HOSPITAL bosses were urged to stand up to political pressure today, after more than 20 asked junior doctors to return to work over patient safety fears on the first day of their six-day strike.

The British Medical Association (BMA) said it refused to approve the requests because NHS England and some trusts were refusing to provide evidence that they have “exhausted” all other sources of staffing before recalling medics.

In a letter to the chief executive of NHS England, Amanda Pritchard, BMA chairman Professor Philip Banfield said: “This refusal to provide the information necessary to take well-informed decisions is fundamentally undermining the derogation process as we are being asked to take decisions about our members’ right to strike without the requisite information.

“NHS England, it seems, is wilfully placing the BMA in an impossible situation.

“We are increasingly drawing the conclusion that NHS England’s change in attitude towards the process is not due to concerns around patient safety but due to political pressure to maintain a higher level of service, undermine our strike action and push the BMA into refusing an increasing number of requests — requests, we believe, that would not have been put to us during previous rounds of strike action.”

NHS Confederation chief Matthew Taylor claimed: “This is more about them [hospital leaders] needing to limit the precious time they and their teams have available to fill in forms when patient safety could be at risk.”

NHS Employers chief Danny Mortimer insisted that “these are clinical, not political, interventions.”

NHS England said the derogation requests were “to be expected” as Prime Minister Rishi Sunak insisted NHS leaders are “completely independent of government.”

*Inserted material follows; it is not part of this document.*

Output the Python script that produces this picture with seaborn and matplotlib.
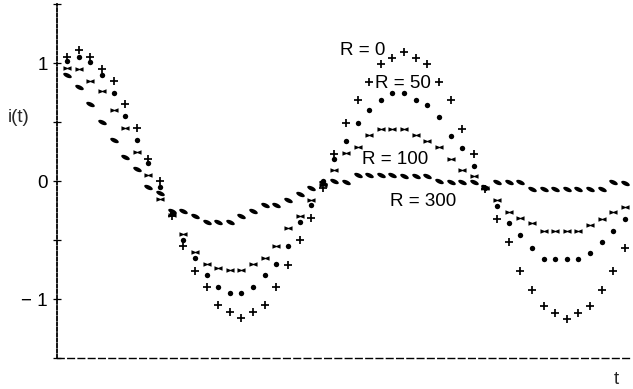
import numpy as np
import pandas as pd
import matplotlib
matplotlib.use("Agg")
import matplotlib.pyplot as plt
from matplotlib.path import Path
import seaborn as sns

# sample times
t = np.round(np.arange(1, 50) * 0.1, 1)

# current i(t) for each resistance
i_r0 = [1.05, 1.11, 1.05, 0.95, 0.85, 0.65, 0.45, 0.19, 0.00, -0.30,
        -0.55, -0.76, -0.90, -1.05, -1.11, -1.16, -1.11, -1.05, -0.90, -0.71,
        -0.50, -0.31, -0.06, 0.23, 0.49, 0.69, 0.84, 0.99, 1.04, 1.09,
        1.04, 0.99, 0.84, 0.69, 0.44, 0.23, -0.07, -0.32, -0.52, -0.76,
        -0.92, -1.06, -1.12, -1.17, -1.12, -1.06, -0.92, -0.76, -0.57]
i_r50 = [1.02, 1.05, 1.01, 0.90, 0.75, 0.55, 0.35, 0.15, -0.05, -0.27,
         -0.50, -0.65, -0.80, -0.90, -0.95, -0.95, -0.90, -0.80, -0.70, -0.55,
         -0.35, -0.20, 0.00, 0.19, 0.34, 0.49, 0.60, 0.69, 0.75, 0.75,
         0.69, 0.64, 0.54, 0.38, 0.28, 0.13, -0.06, -0.21, -0.36, -0.46,
         -0.57, -0.66, -0.66, -0.66, -0.66, -0.61, -0.52, -0.42, -0.32]
i_r100 = [0.96, 0.95, 0.85, 0.76, 0.60, 0.45, 0.25, 0.05, -0.15, -0.29,
          -0.45, -0.60, -0.70, -0.74, -0.75, -0.75, -0.70, -0.65, -0.55, -0.40,
          -0.30, -0.16, -0.03, 0.09, 0.24, 0.29, 0.39, 0.44, 0.44, 0.44,
          0.39, 0.34, 0.29, 0.19, 0.09, 0.04, -0.06, -0.16, -0.26, -0.31,
          -0.36, -0.42, -0.42, -0.42, -0.42, -0.37, -0.32, -0.26, -0.22]
i_r300 = [0.90, 0.80, 0.65, 0.50, 0.35, 0.20, 0.10, -0.05, -0.10, -0.25,
          -0.25, -0.30, -0.35, -0.35, -0.35, -0.30, -0.25, -0.20, -0.20, -0.16,
          -0.11, -0.06, -0.02, 0.00, -0.01, 0.05, 0.05, 0.05, 0.05, 0.04,
          0.04, 0.04, 0.00, -0.01, -0.01, -0.01, -0.05, -0.01, -0.01, -0.01,
          -0.07, -0.07, -0.07, -0.07, -0.07, -0.07, -0.07, -0.01, -0.02]
labels = ["R = 0", "R = 50", "R = 100", "R = 300"]

df = pd.DataFrame({
    "t": np.tile(t, 4),
    "i": np.concatenate([i_r0, i_r50, i_r100, i_r300]),
    "R": np.repeat(labels, len(t)),
})

sns.set_style("white")
plt.rcParams["font.family"] = ["Liberation Sans", "DejaVu Sans"]

fig = plt.figure(figsize=(6.33, 3.89), dpi=100)
ax = fig.add_axes([57 / 633, 31 / 389, 575 / 633, 354 / 389])

# marker shapes: bow tie and a slanted ellipse
bowtie = Path([(-1, -0.55), (-1, 0.55), (0, 0.15), (1, 0.55), (1, -0.55),
               (0, -0.15), (-1, -0.55)], closed=True)
ang = np.deg2rad(-25)
th = np.linspace(0, 2 * np.pi, 25)
ex, ey = np.cos(th), 0.45 * np.sin(th)
ellipse = Path(np.column_stack([ex * np.cos(ang) - ey * np.sin(ang),
                                ex * np.sin(ang) + ey * np.cos(ang)]), closed=True)

styles = {
    "R = 0": dict(marker="+", s=28, linewidth=1.25),
    "R = 50": dict(marker="o", s=15, linewidth=0),
    "R = 100": dict(marker=bowtie, s=34, linewidth=0),
    "R = 300": dict(marker=ellipse, s=38, linewidth=0),
}
for r in labels:
    sns.scatterplot(data=df[df["R"] == r], x="t", y="i", color="black",
                    ax=ax, legend=False, **styles[r])

# series annotations
label_pos = {"R = 0": (2.450, 1.064), "R = 50": (2.751, 0.790),
             "R = 100": (2.636, 0.146), "R = 300": (2.881, -0.214)}
for r, (x, y) in label_pos.items():
    ax.text(x, y, r, ha="left", va="baseline", fontsize=13.5, color="black")

ax.set_xlim(0.013, 4.961)
ax.set_ylim(-1.5, 1.5)
ax.set_xticks([])
ax.set_yticks([-1.5, -1, -0.5, 0, 0.5, 1, 1.5])
ax.set_yticklabels(["", "\u2212 1", "", "0", "", "1", ""])
ax.tick_params(axis="y", direction="inout", length=5.5, width=0.9, pad=4.0,
               labelsize=13.5, colors="black", left=True)

for side in ("top", "right"):
    ax.spines[side].set_visible(False)
ax.spines["left"].set_linewidth(1.3)
ax.spines["left"].set_linestyle((0, (1.8, 1.2)))
ax.spines["bottom"].set_linewidth(1.0)
ax.spines["bottom"].set_linestyle((0, (4.8, 2.6)))
for side in ("left", "bottom"):
    ax.spines[side].set_color("black")

ax.set_ylabel("i(t)", rotation=0, fontsize=13.5, ha="center", va="center")
ax.yaxis.set_label_coords(-0.066, 0.678)
ax.set_xlabel("t", fontsize=13.5, va="baseline")
ax.xaxis.set_label_coords(0.972, -0.074)

fig.savefig("out.png", dpi=100)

But Dr John Lister, secretary of Keep Our NHS Public campaign group, told the Morning Star: “It seems clear that in NHS England and the minority of trusts that have sought to abuse the system and undermine the BMA strike action — their loyalty is to ministers  rather than to their own staff and the future of the services they provide.

“It’s time for the NHS Confederation, NHS Providers and indeed NHS England to stand with their staff and stand up to government, demanding ministers resume talks with the BMA rather than assisting ministers’ efforts to discredit and undermine the strikes.”